After a month or two, I will beg to return and they’ll laugh at me coming back with my tail between my legs.
Fear is an excellent storyteller
Have you noticed that Fear is an excellent storyteller and has the darkest of imagination? Do these stories sound familiar?
- If you quit/change your unmotivating job, you end up in an even worse situation
- If you raise your voice in disagreement (with a colleague, partner, or friend), you will be isolated, criticized and you might even lose the relationship altogether
- If you make some lifestyle changes (like changing country, career, downsizing, ignoring well-meaning relatives, etc) to pursue your dream, you will end up on the street, because you won’t have a source of income/someone to keep your back.
These are all Stories. Not particularly empowering.
Re-write your stories
If we really want to get moving and create what we’re here for, we need to inspect and re-write those stories:
- If I quit my job, I will have so much space and time! It’s a big and abundant world out there. There are so many opportunities, people, and projects I am not aware of. I don’t know what I don’t know.
Once the space is there, and I can embrace a new chapter of my life, these new opportunities will flood in, I will only have to choose which one to go with.
Yes, even if I do some Netflix binging, what’s wrong with that? - If I raise my voice, things might actually change for the better. Even if my input is rejected, I will re-adjust and learn how to offer feedback in a better way.
Even if they ignore me, I would have released myself from the pressure building inside me. - If I make the decision to leave, and start packing my bags, all kinds of fortunate circumstances will open up.
In the end, I will see it was much easier than I thought… I might even find something even better on the way.
I have so many examples of how things worked out of me in the past.
Play out the worst-case scenario
I must have been 6 when I started losing my milk teeth. It was scary and painful. What scared me even further were my parents’ well-meaning but abrupt techniques to take the shaking teeth out.
Until I took the matter into my own hands. Literally.
I started gently touching the shaky tooth, feeling what’s to be felt day after day until it was holding on to almost nothing and it fell out of itself.
Exploring the feeling and the process of this tooth was fascinating! And much less painful.
By entering the worst-case scenario, I was able to ‘normalize’ the experience of losing my milk teeth.

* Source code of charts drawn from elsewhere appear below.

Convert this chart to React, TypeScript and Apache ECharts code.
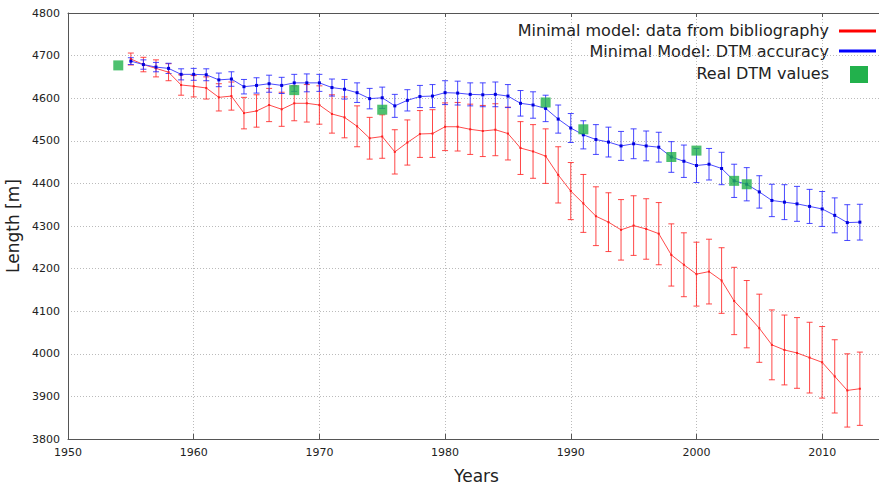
import React, { useEffect, useRef } from "react";
import * as echarts from "echarts";

const years = [
  1955, 1956, 1957, 1958, 1959, 1960, 1961, 1962, 1963, 1964,
  1965, 1966, 1967, 1968, 1969, 1970, 1971, 1972, 1973, 1974,
  1975, 1976, 1977, 1978, 1979, 1980, 1981, 1982, 1983, 1984,
  1985, 1986, 1987, 1988, 1989, 1990, 1991, 1992, 1993, 1994,
  1995, 1996, 1997, 1998, 1999, 2000, 2001, 2002, 2003, 2004,
  2005, 2006, 2007, 2008, 2009, 2010, 2011, 2012, 2013,
];

const redValues = [
  4692, 4679, 4670, 4661, 4631, 4628, 4624, 4602, 4605, 4565,
  4570, 4584, 4574, 4588, 4588, 4584, 4563, 4555, 4534, 4506,
  4510, 4474, 4496, 4516, 4517, 4533, 4533, 4527, 4523, 4526,
  4517, 4483, 4475, 4464, 4420, 4382, 4353, 4323, 4309, 4291,
  4301, 4293, 4282, 4232, 4209, 4187, 4193, 4172, 4124, 4093,
  4060, 4021, 4009, 4002, 3991, 3980, 3947, 3914, 3918,
];

const redErrors = [
  14, 17, 20, 20, 24, 25, 26, 32, 33, 37,
  38, 39, 40, 41, 44, 45, 45, 48, 48, 49,
  51, 52, 53, 55, 56, 56, 57, 59, 60, 61,
  62, 62, 63, 64, 66, 67, 68, 69, 69, 71,
  70, 71, 73, 73, 75, 75, 76, 77, 79, 79,
  80, 82, 82, 83, 83, 84, 86, 86, 86,
];

const blueValues = [
  4687, 4679, 4673, 4670, 4656, 4656, 4655, 4643, 4645, 4627,
  4630, 4634, 4630, 4636, 4636, 4636, 4625, 4621, 4613, 4599,
  4601, 4582, 4595, 4604, 4605, 4613, 4612, 4609, 4608, 4609,
  4605, 4588, 4584, 4576, 4551, 4530, 4514, 4503, 4497, 4488,
  4493, 4488, 4485, 4462, 4452, 4442, 4445, 4435, 4406, 4398,
  4380, 4360, 4356, 4352, 4346, 4340, 4325, 4308, 4309,
];

const blueErrors = [
  8, 11, 11, 12, 13, 14, 14, 16, 17, 17,
  18, 20, 19, 20, 21, 20, 20, 23, 23, 24,
  25, 27, 25, 26, 27, 28, 28, 27, 28, 29,
  27, 30, 31, 31, 33, 34, 33, 35, 35, 34,
  35, 35, 35, 36, 38, 40, 37, 38, 39, 39,
  38, 38, 41, 41, 40, 41, 41, 42, 42,
];

const dtmYears = [1954, 1968, 1975, 1988, 1991, 1998, 2000, 2003, 2004];
const dtmValues = [4677, 4619, 4573, 4590, 4527, 4462, 4477, 4406, 4398];

const legendLabels = [
  "Minimal model: data from bibliography",
  "Minimal Model: DTM accuracy",
  "Real DTM values",
];

const FONT = '"DejaVu Sans", Verdana, sans-serif';

function errorBars(name: string, values: number[], errors: number[], color: string) {
  return {
    type: "custom",
    name,
    silent: true,
    z: 2,
    data: years.map((y, i) => [y, values[i] - errors[i], values[i] + errors[i]]),
    encode: { x: 0, y: [1, 2] },
    renderItem: (_params: any, api: any) => {
      const lo = api.coord([api.value(0), api.value(1)]);
      const hi = api.coord([api.value(0), api.value(2)]);
      const hw = 3;
      const style = { stroke: color, lineWidth: 1 };
      return {
        type: "group",
        children: [
          { type: "line", shape: { x1: lo[0], y1: lo[1], x2: hi[0], y2: hi[1] }, style },
          { type: "line", shape: { x1: lo[0] - hw, y1: lo[1], x2: lo[0] + hw, y2: lo[1] }, style },
          { type: "line", shape: { x1: hi[0] - hw, y1: hi[1], x2: hi[0] + hw, y2: hi[1] }, style },
        ],
      };
    },
  };
}

export default function App() {
  const ref = useRef<HTMLDivElement>(null);

  useEffect(() => {
    if (!ref.current) return;
    const chart = echarts.init(ref.current, null, { renderer: "svg" });
    const axisLabel = {
      color: "#222",
      fontSize: 11,
      fontFamily: FONT,
      formatter: (v: number) => String(v),
    };
    chart.setOption({
      animation: false,
      backgroundColor: "#ffffff",
      grid: { left: 68, right: 1, top: 13, bottom: 47, outerBoundsMode: "none", containLabel: false },
      xAxis: [
        {
          type: "value",
          min: 1950,
          max: 2015,
          interval: 10,
          name: "Years",
          nameLocation: "middle",
          nameGap: 28,
          nameTextStyle: { color: "#222", fontSize: 17, fontFamily: FONT },
          axisLine: { show: true, lineStyle: { color: "#555", width: 1 } },
          axisTick: { show: true, inside: true, length: 5, lineStyle: { color: "#555" } },
          axisLabel: { ...axisLabel, margin: 8, showMaxLabel: false },
          splitLine: { show: true, lineStyle: { color: "#bbb", type: [1, 2], width: 1 } },
        },
        {
          type: "value",
          position: "top",
          min: 1950,
          max: 2015,
          interval: 10,
          axisLine: { show: true, onZero: false, lineStyle: { color: "#555", width: 1 } },
          axisTick: { show: true, inside: true, length: 4, lineStyle: { color: "#555" } },
          axisLabel: { show: false },
          splitLine: { show: false },
        },
      ],
      yAxis: {
        type: "value",
        min: 3800,
        max: 4800,
        interval: 100,
        name: "Length [m]",
        nameLocation: "middle",
        nameGap: 43,
        nameTextStyle: { color: "#222", fontSize: 17, fontFamily: FONT },
        axisLine: { show: true, lineStyle: { color: "#555", width: 1 } },
        axisTick: { show: false },
        axisLabel: { ...axisLabel, margin: 8 },
        splitLine: { show: true, lineStyle: { color: "#bbb", type: [1, 2], width: 1 } },
      },
      series: [
        errorBars("redErr", redValues, redErrors, "rgba(255,40,40,0.85)"),
        {
          type: "line",
          name: legendLabels[0],
          data: years.map((y, i) => [y, redValues[i]]),
          symbol: "rect",
          symbolSize: 2,
          itemStyle: { color: "#ff2020" },
          lineStyle: { color: "#ff4a4a", width: 1 },
          z: 3,
          silent: true,
        },
        errorBars("blueErr", blueValues, blueErrors, "rgba(40,40,255,0.85)"),
        {
          type: "line",
          name: legendLabels[1],
          data: years.map((y, i) => [y, blueValues[i]]),
          symbol: "rect",
          symbolSize: 3,
          itemStyle: { color: "#0000dd" },
          lineStyle: { color: "#4a4aff", width: 1 },
          z: 4,
          silent: true,
        },
        {
          type: "scatter",
          name: legendLabels[2],
          data: dtmYears.map((y, i) => [y, dtmValues[i]]),
          symbol: "rect",
          symbolSize: 10,
          itemStyle: { color: "#22b14c" },
          z: 5,
          silent: true,
        },
      ],
      graphic: [
        {
          type: "text",
          x: 829,
          y: 30,
          style: { text: legendLabels[0], align: "right", verticalAlign: "middle", fontSize: 16, fontFamily: FONT, fill: "#222" },
        },
        { type: "line", shape: { x1: 839, y1: 31, x2: 876, y2: 31 }, style: { stroke: "#ff0000", lineWidth: 3 } },
        {
          type: "text",
          x: 829,
          y: 51,
          style: { text: legendLabels[1], align: "right", verticalAlign: "middle", fontSize: 16, fontFamily: FONT, fill: "#222" },
        },
        { type: "line", shape: { x1: 839, y1: 51, x2: 876, y2: 51 }, style: { stroke: "#0000ff", lineWidth: 3 } },
        {
          type: "text",
          x: 829,
          y: 73,
          style: { text: legendLabels[2], align: "right", verticalAlign: "middle", fontSize: 16, fontFamily: FONT, fill: "#222" },
        },
        { type: "rect", shape: { x: 850, y: 66, width: 18, height: 17 }, style: { fill: "#22b14c" } },
      ],
    });
    return () => chart.dispose();
  }, []);

  return (
    <div style={{ position: "absolute", left: 0, top: 0, width: 879, height: 486, overflow: "hidden", background: "#fff" }}>
      <div ref={ref} style={{ width: 886, height: 486 }} />
    </div>
  );
}
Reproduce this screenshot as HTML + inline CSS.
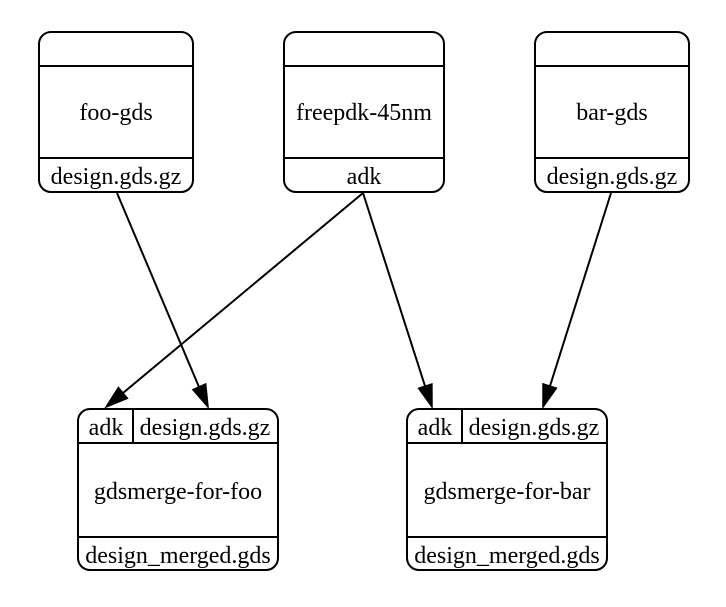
<!DOCTYPE html>
<html><head><style>body{margin:0;background:#fff}</style></head><body>
<svg width="726" height="602" viewBox="0 0 726 602" xmlns="http://www.w3.org/2000/svg">
<g fill="none" stroke="#000" stroke-width="2">
<rect x="39" y="32" width="154" height="160" rx="12"/><line x1="39" y1="66" x2="193" y2="66"/><line x1="39" y1="158" x2="193" y2="158"/>
<rect x="284" y="32" width="160" height="160" rx="12"/><line x1="284" y1="66" x2="444" y2="66"/><line x1="284" y1="158" x2="444" y2="158"/>
<rect x="535" y="32" width="154" height="160" rx="12"/><line x1="535" y1="66" x2="689" y2="66"/><line x1="535" y1="158" x2="689" y2="158"/>
<rect x="78" y="409" width="200" height="161" rx="12"/><line x1="78" y1="443" x2="278" y2="443"/><line x1="78" y1="537" x2="278" y2="537"/><line x1="133" y1="409" x2="133" y2="443"/>
<rect x="407" y="409" width="200" height="161" rx="12"/><line x1="407" y1="443" x2="607" y2="443"/><line x1="407" y1="537" x2="607" y2="537"/><line x1="462" y1="409" x2="462" y2="443"/>
<line x1="117" y1="193" x2="199" y2="387"/>
<line x1="363" y1="193" x2="123" y2="393"/>
<line x1="363" y1="193" x2="425" y2="386"/>
<line x1="611" y1="193" x2="550" y2="386"/>
</g>
<g fill="#000" stroke="#000" stroke-width="1.5">
<polygon points="208,407 192.9,389.6 205.7,384"/>
<polygon points="106,407 118.4,387.5 127.4,398.3"/>
<polygon points="432,407 418.6,388.3 431.9,384"/>
<polygon points="543,407 543,383.9 556.4,388.1"/>
</g>
<g font-family="'Liberation Serif','DejaVu Serif',serif" font-size="24" text-anchor="middle" fill="#000">
<text x="116" y="120">foo-gds</text><text x="116" y="184">design.gds.gz</text>
<text x="364" y="120">freepdk-45nm</text><text x="364" y="184">adk</text>
<text x="612" y="120">bar-gds</text><text x="612" y="184">design.gds.gz</text>
<text x="106" y="435">adk</text><text x="205" y="435">design.gds.gz</text>
<text x="178" y="499">gdsmerge-for-foo</text><text x="178" y="563">design_merged.gds</text>
<text x="435" y="435">adk</text><text x="534" y="435">design.gds.gz</text>
<text x="507" y="499">gdsmerge-for-bar</text><text x="507" y="563">design_merged.gds</text>
</g>
</svg>
</body></html>
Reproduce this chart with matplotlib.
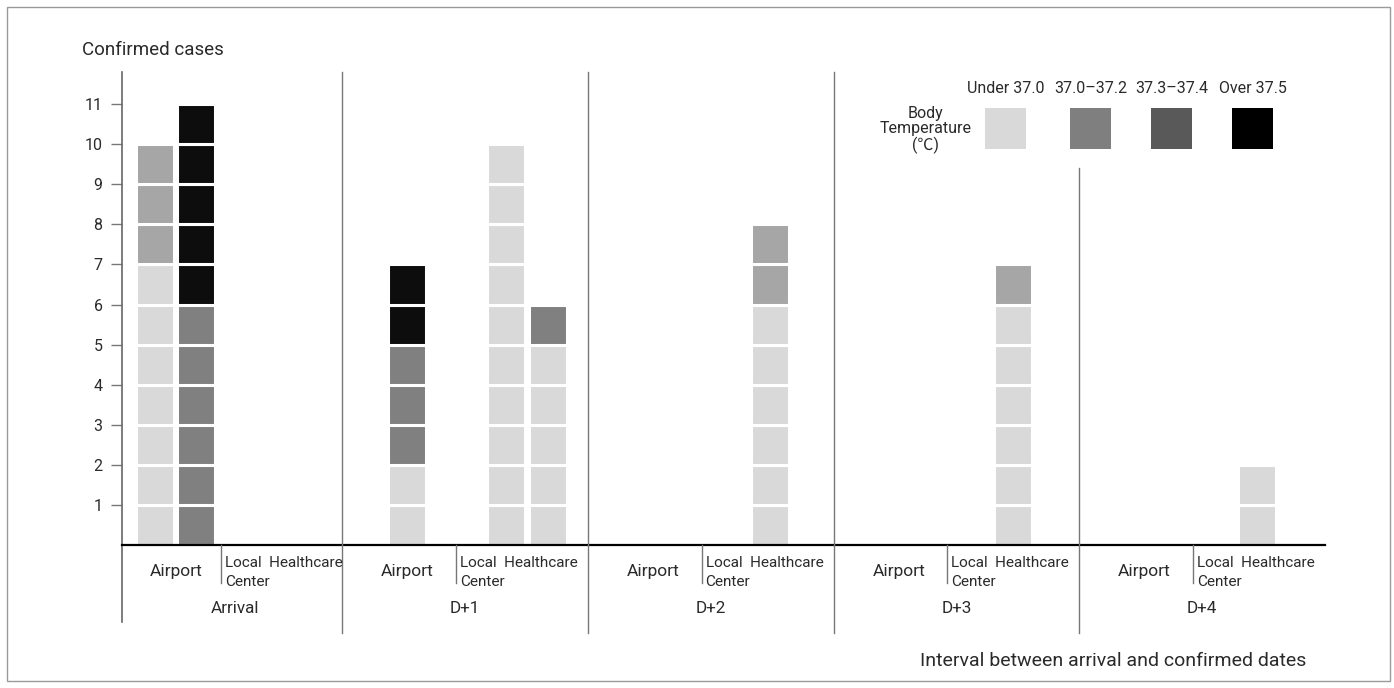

Take things into your hands
Have you noticed how fear is there but it only shows up in manageable doses? Just the right amount to stop us in our tracks, without causing us to lose our minds, or get a heart attack.
On one side, this is protecting our psyche from shock. On the other side, it keeps us stuck in permanent low-stress limbo.
Here’s what you can do. You can take the matter into your own hands and go deep. Ask yourself:
What’s the worst-case scenario?
What’s so bad about it?
Keep digging until you get to the root of it.
You need to get really close to this particular feeling. Don’t try to run away, to heal it, or distract yourself. Just be with it. Feel it, process it, get used to it. Cry if you have to, scream, beat pillows, whatever your natural body response to the fear is.
Similar to how Buddhist monks contemplate death first thing in the morning, just to prime themselves for the day, you can make meeting your fear a daily practice.
A small secret: At the bottom of it it’s always a variation of the following: 😱 a feeling of being abandoned, alone, disconnected, lost, powerless, separated.
You can use a coach or a mentor to support you. The process is not pleasant and it’s not natural to do it by yourself.
It will become more and more familiar with your deepest fear. You might even process and forgive the painful events in your life that made you experience this feeling. There’s enormous relief and liberation in that.
Fear will not be such a strong threat anymore. When you make friends with the monsters that lurk in the dark, you won’t be afraid of the dark anymore.